- [WHAT TO PRODUCE] Transcribe each of the records below exactly, excluding all pictures.

- [RECORD EXCERPTS]
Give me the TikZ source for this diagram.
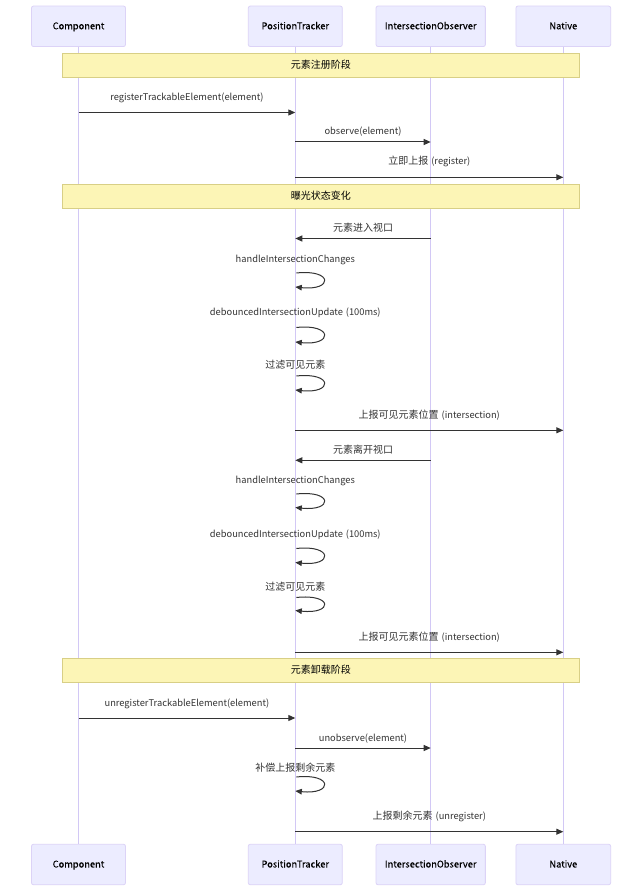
\documentclass[tikz,border=0pt]{standalone}
\usepackage{fontspec}
\setmainfont{Noto Sans CJK SC}
\newfontfamily\actfont[FakeBold=0.15]{Noto Sans CJK SC}
\usetikzlibrary{arrows.meta,calc}
\definecolor{actfill}{HTML}{ECECFF}
\definecolor{actdraw}{HTML}{DCD3F7}
\definecolor{lifeln}{HTML}{D2C8F5}
\definecolor{notefill}{HTML}{FCF5B6}
\definecolor{notedraw}{HTML}{D8CF86}
\definecolor{ink}{HTML}{333333}
\newcommand{\zh}[1]{{\fontsize{10}{12}\selectfont #1}}
\newcommand{\wsp}{\hspace{3pt}}
\newcommand{\mymsg}[6]{%
  \coordinate (#1a) at (0,#4);
  \coordinate (#1l) at (0,#5);
  \coordinate (#1m) at ($(#2)!0.5!(#3)$);
  \draw[msgline] (#2 |- #1a) -- (#3 |- #1a);
  \node[lbl] (#1t) at (#1m |- #1l) {#6};
}
\newcommand{\myloop}[5]{%
  \coordinate (#1p) at (0,#2);
  \coordinate (#1q) at (0,#3);
  \coordinate (#1l) at (0,#4);
  \draw[loopline] ($(pT |- #1p)+(1,0)$) .. controls ($(pT |- #1p)+(38,-4)$) and ($(pT |- #1q)+(38,4)$) .. (pT |- #1q);
  \node[lbl] (#1t) at (pT |- #1l) {#5};
}
\begin{document}
\begin{tikzpicture}[x=1pt,y=-1pt,
  actor/.style={draw=actdraw, fill=actfill, rounded corners=2pt, minimum height=40.5pt,
    text=black, font=\actfont\fontsize{9.3}{11}\selectfont, inner sep=0pt, line width=0.8pt,
    text height=7.5pt, text depth=1.5pt},
  life/.style={draw=lifeln, line width=1pt},
  notebox/.style={draw=notedraw, fill=notefill, minimum width=517pt, minimum height=24pt,
    text=black, font=\fontsize{10}{12}\selectfont, inner sep=0pt, line width=0.9pt,
    text height=8pt, text depth=1.5pt},
  msgline/.style={draw=ink, line width=1pt, -{Triangle[length=7pt,width=6pt]}},
  loopline/.style={draw=ink, line width=1pt, -{Triangle[length=6.5pt,width=5.5pt]}},
  lbl/.style={text=ink, font=\fontsize{9.3}{11}\selectfont, inner sep=0pt, text height=8pt,
    text depth=2pt, yshift=-1pt},
]
\useasboundingbox[fill=white] (0,0) rectangle (642,890);

% actors top
\node[actor, minimum width=94pt]    (cT) at (78.5,26.3)  {Component};
\node[actor, minimum width=94pt]    (pT) at (295.3,26.3) {PositionTracker};
\node[actor, minimum width=109.3pt] (iT) at (430.7,26.3) {IntersectionObserver};
\node[actor, minimum width=94.7pt]  (nT) at (563.3,26.3) {Native};
% actors bottom
\node[actor, minimum width=94pt]    (cB) at (78.5,864.5)  {Component};
\node[actor, minimum width=94pt]    (pB) at (295.3,864.5) {PositionTracker};
\node[actor, minimum width=109.3pt] (iB) at (430.7,864.5) {IntersectionObserver};
\node[actor, minimum width=94.7pt]  (nB) at (563.3,864.5) {Native};

% lifelines
\draw[life] (cT.south) -- (cB.north);
\draw[life] (pT.south) -- (pB.north);
\draw[life] (iT.south) -- (iB.north);
\draw[life] (nT.south) -- (nB.north);

% notes
\node[notebox] (note1) at (320.8,65.3)  {元素注册阶段};
\node[notebox] (note2) at (320.8,196)   {曝光状态变化};
\node[notebox] (note3) at (320.8,670.5) {元素卸载阶段};

% phase 1
\mymsg{ma}{cT}{pT}{112.5}{97}{registerTrackableElement(element)}
\mymsg{mb}{pT}{iT}{142}{131}{observe(element)}
\mymsg{mc}{pT}{nT}{177.3}{161}{\zh{立即上报}\wsp(register)}

% phase 2
\mymsg{md}{iT}{pT}{238.5}{228}{\zh{元素进入视口}}
\myloop{la}{273}{287}{258}{handleIntersectionChanges}
\myloop{lb}{327.5}{342}{311.5}{debouncedIntersectionUpdate\wsp(100ms)}
\myloop{lc}{376}{390}{364.5}{\zh{过滤可见元素}}
\mymsg{me}{pT}{nT}{430.3}{414}{\zh{上报可见元素位置}\wsp(intersection)}
\mymsg{mf}{iT}{pT}{460.3}{449}{\zh{元素离开视口}}
\myloop{ld}{494}{507.5}{479}{handleIntersectionChanges}
\myloop{le}{548.5}{562.5}{533}{debouncedIntersectionUpdate\wsp(100ms)}
\myloop{lf}{597.5}{610.5}{586.5}{\zh{过滤可见元素}}
\mymsg{mg}{pT}{nT}{652.3}{636}{\zh{上报可见元素位置}\wsp(intersection)}

% phase 3
\mymsg{mh}{cT}{pT}{718}{702}{unregisterTrackableElement(element)}
\mymsg{mi}{pT}{iT}{748}{737}{unobserve(element)}
\myloop{lg}{777}{791}{767}{\zh{补偿上报剩余元素}}
\mymsg{mj}{pT}{nT}{831.7}{815.5}{\zh{上报剩余元素}\wsp(unregister)}
\end{tikzpicture}
\end{document}
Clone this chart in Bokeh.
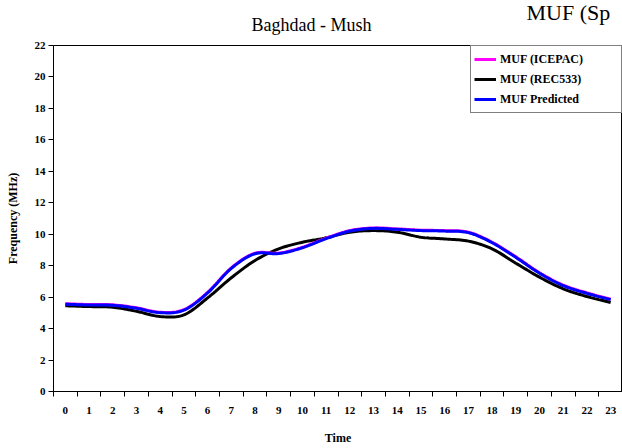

- [RESULT]
Give me the TikZ source for this diagram.
\documentclass[tikz,border=0pt]{standalone}
\usepackage{fontspec}
\setmainfont{Noto Sans CJK SC}
\newfontfamily\actfont[FakeBold=0.15]{Noto Sans CJK SC}
\usetikzlibrary{arrows.meta,calc}
\definecolor{actfill}{HTML}{ECECFF}
\definecolor{actdraw}{HTML}{DCD3F7}
\definecolor{lifeln}{HTML}{D2C8F5}
\definecolor{notefill}{HTML}{FCF5B6}
\definecolor{notedraw}{HTML}{D8CF86}
\definecolor{ink}{HTML}{333333}
\newcommand{\zh}[1]{{\fontsize{10}{12}\selectfont #1}}
\newcommand{\wsp}{\hspace{3pt}}
\newcommand{\mymsg}[6]{%
  \coordinate (#1a) at (0,#4);
  \coordinate (#1l) at (0,#5);
  \coordinate (#1m) at ($(#2)!0.5!(#3)$);
  \draw[msgline] (#2 |- #1a) -- (#3 |- #1a);
  \node[lbl] (#1t) at (#1m |- #1l) {#6};
}
\newcommand{\myloop}[5]{%
  \coordinate (#1p) at (0,#2);
  \coordinate (#1q) at (0,#3);
  \coordinate (#1l) at (0,#4);
  \draw[loopline] ($(pT |- #1p)+(1,0)$) .. controls ($(pT |- #1p)+(38,-4)$) and ($(pT |- #1q)+(38,4)$) .. (pT |- #1q);
  \node[lbl] (#1t) at (pT |- #1l) {#5};
}
\begin{document}
\begin{tikzpicture}[x=1pt,y=-1pt,
  actor/.style={draw=actdraw, fill=actfill, rounded corners=2pt, minimum height=40.5pt,
    text=black, font=\actfont\fontsize{9.3}{11}\selectfont, inner sep=0pt, line width=0.8pt,
    text height=7.5pt, text depth=1.5pt},
  life/.style={draw=lifeln, line width=1pt},
  notebox/.style={draw=notedraw, fill=notefill, minimum width=517pt, minimum height=24pt,
    text=black, font=\fontsize{10}{12}\selectfont, inner sep=0pt, line width=0.9pt,
    text height=8pt, text depth=1.5pt},
  msgline/.style={draw=ink, line width=1pt, -{Triangle[length=7pt,width=6pt]}},
  loopline/.style={draw=ink, line width=1pt, -{Triangle[length=6.5pt,width=5.5pt]}},
  lbl/.style={text=ink, font=\fontsize{9.3}{11}\selectfont, inner sep=0pt, text height=8pt,
    text depth=2pt, yshift=-1pt},
]
\useasboundingbox[fill=white] (0,0) rectangle (642,890);

% actors top
\node[actor, minimum width=94pt]    (cT) at (78.5,26.3)  {Component};
\node[actor, minimum width=94pt]    (pT) at (295.3,26.3) {PositionTracker};
\node[actor, minimum width=109.3pt] (iT) at (430.7,26.3) {IntersectionObserver};
\node[actor, minimum width=94.7pt]  (nT) at (563.3,26.3) {Native};
% actors bottom
\node[actor, minimum width=94pt]    (cB) at (78.5,864.5)  {Component};
\node[actor, minimum width=94pt]    (pB) at (295.3,864.5) {PositionTracker};
\node[actor, minimum width=109.3pt] (iB) at (430.7,864.5) {IntersectionObserver};
\node[actor, minimum width=94.7pt]  (nB) at (563.3,864.5) {Native};

% lifelines
\draw[life] (cT.south) -- (cB.north);
\draw[life] (pT.south) -- (pB.north);
\draw[life] (iT.south) -- (iB.north);
\draw[life] (nT.south) -- (nB.north);

% notes
\node[notebox] (note1) at (320.8,65.3)  {元素注册阶段};
\node[notebox] (note2) at (320.8,196)   {曝光状态变化};
\node[notebox] (note3) at (320.8,670.5) {元素卸载阶段};

% phase 1
\mymsg{ma}{cT}{pT}{112.5}{97}{registerTrackableElement(element)}
\mymsg{mb}{pT}{iT}{142}{131}{observe(element)}
\mymsg{mc}{pT}{nT}{177.3}{161}{\zh{立即上报}\wsp(register)}

% phase 2
\mymsg{md}{iT}{pT}{238.5}{228}{\zh{元素进入视口}}
\myloop{la}{273}{287}{258}{handleIntersectionChanges}
\myloop{lb}{327.5}{342}{311.5}{debouncedIntersectionUpdate\wsp(100ms)}
\myloop{lc}{376}{390}{364.5}{\zh{过滤可见元素}}
\mymsg{me}{pT}{nT}{430.3}{414}{\zh{上报可见元素位置}\wsp(intersection)}
\mymsg{mf}{iT}{pT}{460.3}{449}{\zh{元素离开视口}}
\myloop{ld}{494}{507.5}{479}{handleIntersectionChanges}
\myloop{le}{548.5}{562.5}{533}{debouncedIntersectionUpdate\wsp(100ms)}
\myloop{lf}{597.5}{610.5}{586.5}{\zh{过滤可见元素}}
\mymsg{mg}{pT}{nT}{652.3}{636}{\zh{上报可见元素位置}\wsp(intersection)}

% phase 3
\mymsg{mh}{cT}{pT}{718}{702}{unregisterTrackableElement(element)}
\mymsg{mi}{pT}{iT}{748}{737}{unobserve(element)}
\myloop{lg}{777}{791}{767}{\zh{补偿上报剩余元素}}
\mymsg{mj}{pT}{nT}{831.7}{815.5}{\zh{上报剩余元素}\wsp(unregister)}
\end{tikzpicture}
\end{document}
Clone this chart in Bokeh.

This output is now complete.